Wheat Wreath and Solomki Straw Art Overlay
Franklin County Museum Collection
Harvesters typically adorned a young girl with a wreath of woven stalks and wildflowers and carried her in a jubilant procession led by a boy carrying the hallowed last sheaf. A “Kirn Baby” deftly woven of straw—the “Harvest Queen,” “Harvest Maiden,” or “Harvest Child,” depending on regional tradition, and honored sheaf typically served as table centerpieces for the annual Harvest-Home feast. Afterward the effigies of these “dollies,” which could also be made from barley, oats, and rye, were hung in the farmhouse or barn as a talisman to provide safe haven for the spirit of fertility until threshed for release with the seeding of spring crops. Scottish classicist and folklorist Sir James George Frazer (1854-1941) identified such mother-maiden traditions that continued into modern times as personifications of the ancient Demeter and Persephone myth without the elements that typically perpetuate such beliefs—a priestly class, designated holy places, or rites of propitiation.

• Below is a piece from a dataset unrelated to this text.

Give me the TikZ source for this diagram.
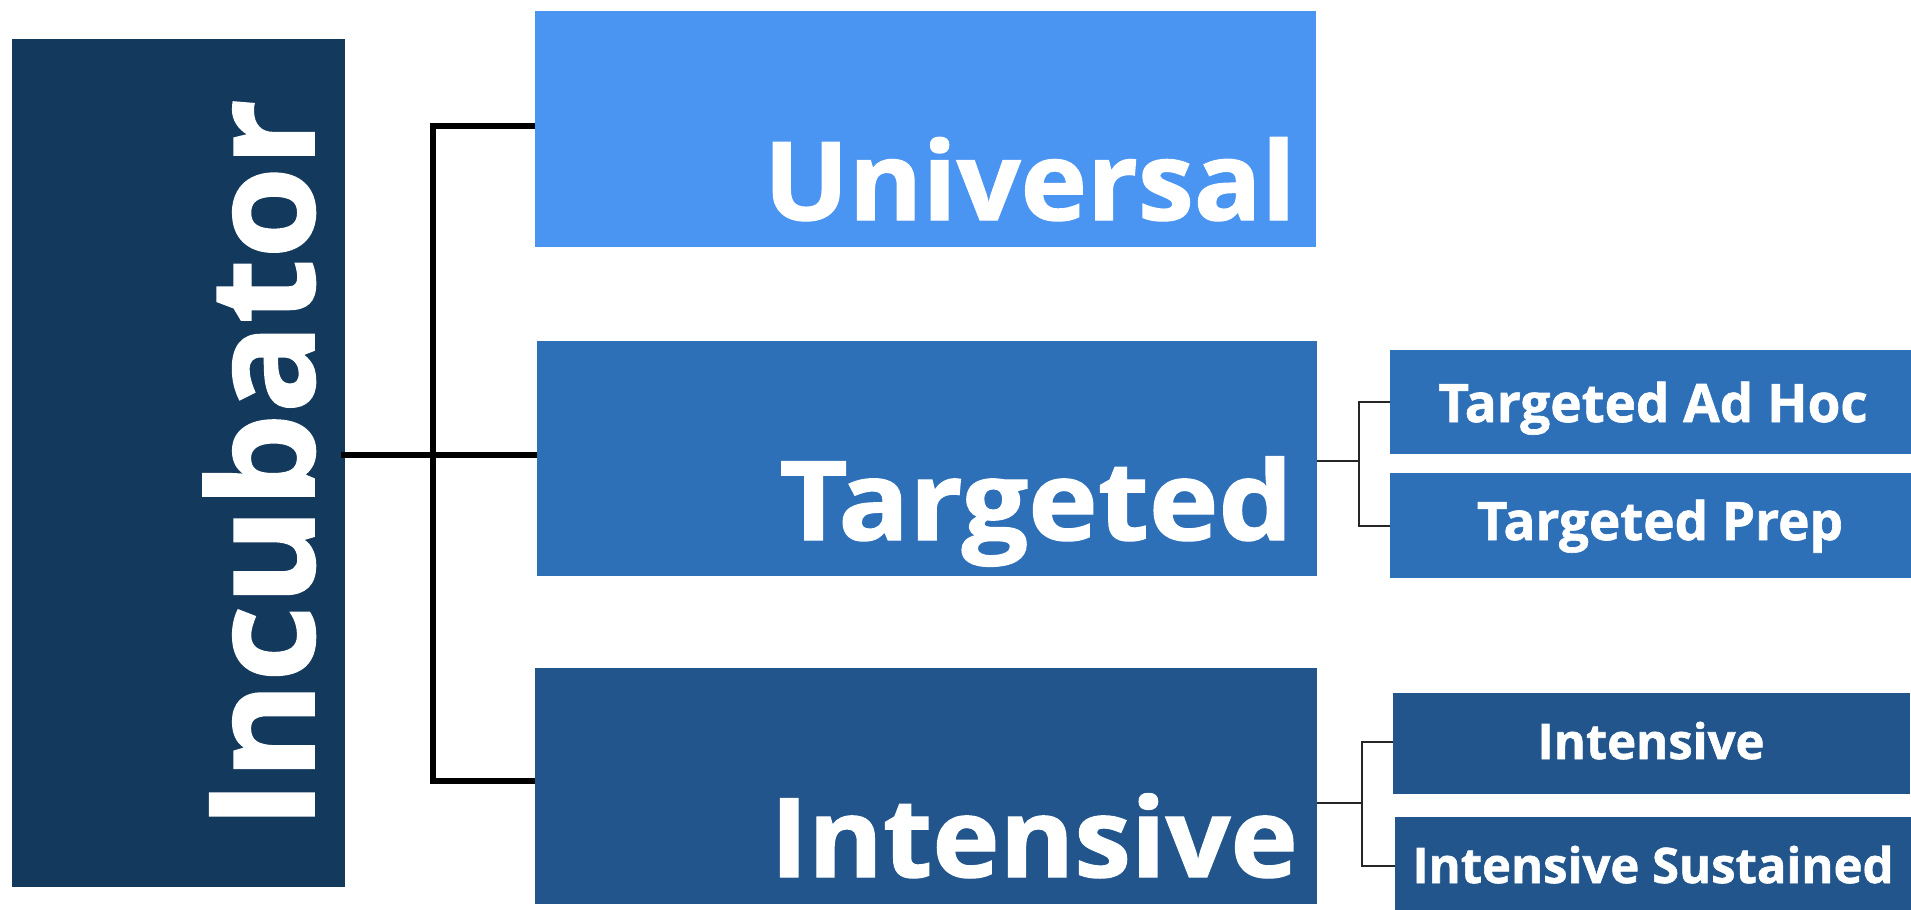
\documentclass[tikz,border=0pt]{standalone}
\usepackage{fontspec}
\usepackage{graphicx}
\setmainfont{Open Sans}[BoldFont={* Bold}]
\newfontfamily\heavy{Open Sans}[UprightFont={* Bold}, FakeBold=1.2]
\usetikzlibrary{calc}
\definecolor{cInc}{HTML}{13395C}
\definecolor{cUni}{HTML}{4A94F2}
\definecolor{cTar}{HTML}{2D70B8}
\definecolor{cInt}{HTML}{21558C}
\tikzset{
  boxnode/.style={draw=none, inner sep=0pt, anchor=north west},
  lbl/.style={text=white, inner sep=0pt},
  mainline/.style={draw=black, line width=6.5pt, line join=miter},
  subline/.style={draw=black!85, line width=2pt, line join=miter},
}
\begin{document}
\begin{tikzpicture}[x=1pt,y=-1pt]
\useasboundingbox[fill=white] (0,0) rectangle (1911,910);
% boxes
\node[boxnode, fill=cInc, minimum width=333pt, minimum height=848pt] (inc) at (12,39) {};
\node[boxnode, fill=cUni, minimum width=781pt, minimum height=236pt] (univ) at (535,11) {};
\node[boxnode, fill=cTar, minimum width=780pt, minimum height=235pt] (targ) at (537,341) {};
\node[boxnode, fill=cInt, minimum width=782pt, minimum height=236pt] (intens) at (535,668) {};
\node[boxnode, fill=cTar, minimum width=521pt, minimum height=104pt] (adhoc) at (1390,350) {};
\node[boxnode, fill=cTar, minimum width=521pt, minimum height=105pt] (prep) at (1390,473) {};
\node[boxnode, fill=cInt, minimum width=517pt, minimum height=101pt] (isub) at (1393,693) {};
\node[boxnode, fill=cInt, minimum width=516pt, minimum height=93pt] (isus) at (1395,817) {};
% labels
\node[lbl, rotate=90, anchor=base, font=\heavy\fontsize{146}{150}\selectfont] (incT) at (314,464) {\scalebox{1.02}[1]{Incubator}};
\node[lbl, anchor=base east, font=\heavy\fontsize{109}{112}\selectfont] (univT) at (1296,220) {\scalebox{1.03}[1]{Universal}};
\node[lbl, anchor=base east, font=\heavy\fontsize{110}{112}\selectfont] (targT) at (1293,540) {\scalebox{1.07}[1]{Targeted}};
\node[lbl, anchor=base east, font=\heavy\fontsize{110}{112}\selectfont] (intT) at (1298,877) {\scalebox{1.035}[1]{Intensive}};
\node[lbl, anchor=base, font=\heavy\fontsize{53}{56}\selectfont] (adhocT) at (1653,422) {Targeted Ad Hoc};
\node[lbl, anchor=base, font=\heavy\fontsize{53}{56}\selectfont] (prepT) at (1660,540) {Targeted Prep};
\node[lbl, anchor=base, font=\heavy\fontsize{49}{52}\selectfont] (isubT) at (1651,759) {Intensive};
\node[lbl, anchor=base, font=\heavy\fontsize{49}{52}\selectfont] (isusT) at (1653,883) {Intensive Sustained};
% main connectors
\coordinate (jTop) at (433,126);
\coordinate (jBot) at (433,781);
\draw[mainline] ($(univ.north west)+(0,115)$) -- (jTop) -- (jBot) -- ($(intens.north west)+(0,113)$);
\draw[mainline] ($(inc.north east)+(-4,416)$) -- ($(targ.north west)+(0,114)$);
% sub connectors
\coordinate (tj) at (1359,461);
\draw[subline] ($(targ.north east)+(0,120)$) -- (tj);
\draw[subline] (adhoc.west) -| (tj) |- (prep.west);
\coordinate (ij) at (1362,803);
\draw[subline] ($(intens.north east)+(0,135)$) -- (ij);
\draw[subline] ($(isub.north west)+(0,49)$) -| (ij) |- ($(isus.north west)+(0,49)$);
\end{tikzpicture}
\end{document}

In parts of Scotland, Silesia, and Saxony, the maiden was chosen as the Wheat-Bride, Oat-Bride, or Rye-Bride according to the crop, and was joined by a respective Grain-Bridegroom to represent the productive powers of vegetation. The pair was honored at the local harvest celebration to which they came gaily dressed and tended by friends to imitate a festive marriage procession.
Old World traditions honoring the grain’s vitality by weaving “Kirn Babies” (“Corn Dollies”) of artfully twisted shapes have endured since medieval times and has been revived for exhibition at rural county fairs and craft displays. Popular traditional designs include the Cambridge Umbrella, Norfolk Lantern, Durham Chandelier, Devon Cross, Worchester Fan, and Irish Countryman’s Favor. The related agrarian folk art of solomki still popular in Russia, Belarus, and Ukraine involves the meticulous design of grain straw marquetry overlay on wooden boxes bowls, plates, and other objects. Among the most magnificent and monumental examples of golden straw weaving and wickerwork are three sets of Orthodox Holy Gates appropriately located in a restored nineteenth century church which serves as the Belarus Museum of Folk Art in Raubichi near Minsk. Dating from the late eighteenth to early nineteenth centuries, these exquisitely crafted panels served as centerpieces for Orthodox cathedral iconostases which formed the high wall of framed icons that divided the sanctuary from the nave where worshippers assembled. Skillfully drawn gold-colored thread fashioned from wheat stalks was also for exquisite decoration of white silk religious fabrics. Among these treasures’ earliest extant examples are The Good Shepherd and Jesus and the Samaritan altarpieces (c. 1650) that were deftly embroidered by nuns of the seventeenth century Order of Celestial Annunciades in Nozeroy, France, and preserved in the city’s Collegiate Church of St. Antoine.